Databricks’ Model Serving product provides enterprises with a unified, scalable, and governed platform to deploy and manage AI/ML models — from traditional ML to fine-tuned and proprietary large language models. It offers real-time, low-latency inference, governance, monitoring, and lineage. As AI adoption accelerates, Model Serving is a core pillar of the Databricks platform, enabling customers to operationalize models at scale with strong SLAs and cost efficiency.
Requirements
- 10+ years of experience building and operating large-scale distributed systems.
- Deep expertise in model serving, inference systems, and related infrastructure (e.g., routing, scheduling, autoscaling, and observability).
- Strong foundation in algorithms, data structures, and system design as applied to large-scale, low-latency serving systems.
- Proven ability to deliver technically complex, high-impact initiatives that create measurable customer or business value.
- Experience leading architecture for large-scale, performance-sensitive CPU/GPU inference systems.
Responsibilities
- Design and implement core systems and APIs that power Databricks Model Serving, ensuring scalability, reliability, and operational excellence.
- Partner with product and engineering leadership to define the technical roadmap and long-term architecture for serving workloads.

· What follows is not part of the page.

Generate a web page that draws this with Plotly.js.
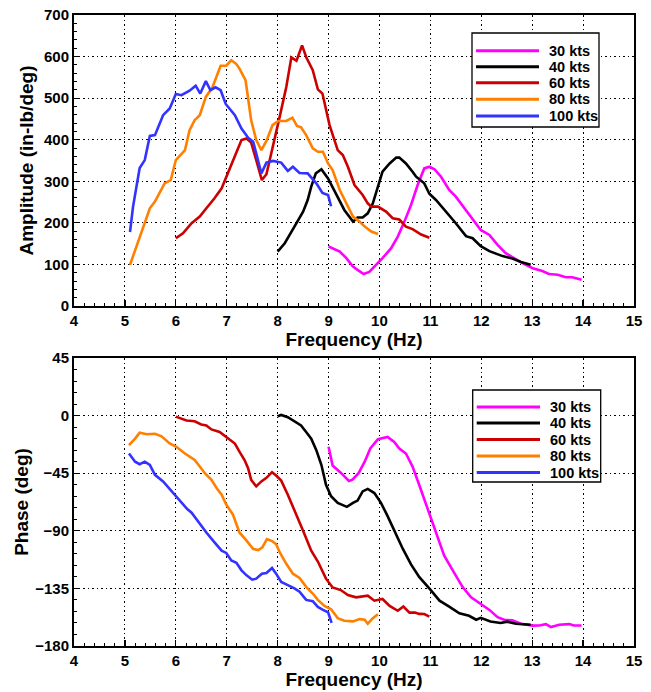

- Drive architectural decisions and trade-offs to optimize performance, throughput, autoscaling, and operational efficiency for CPU and GPU serving workloads.
- Contribute directly to key components across the serving infrastructure — from model container builds and deployment workflows to runtime systems like routing, caching, observability, and intelligent autoscaling — ensuring smooth and efficient operations at scale.
- Collaborate cross-functionally with product, platform, and research teams to translate customer needs into reliable and performant systems.
- Lead technical initiatives that improve latency, availability, and cost-effectiveness across both customer-facing and foundational serving layers.
- Establish best practices for code quality, testing, and operational readiness, and mentor other engineers through design reviews and technical guidance.
Other
- Strong communication skills and ability to collaborate across teams in fast-moving environments.
- Strategic and product-oriented mindset with the ability to align technical execution with long-term vision.
- Passion for mentoring, growing engineers, and fostering technical excellence.
- If access to export-controlled technology or source code is required for performance of job duties, it is within Employer's discretion whether to apply for a U.S. government license for such positions, and Employer may decline to proceed with an applicant on this basis alone.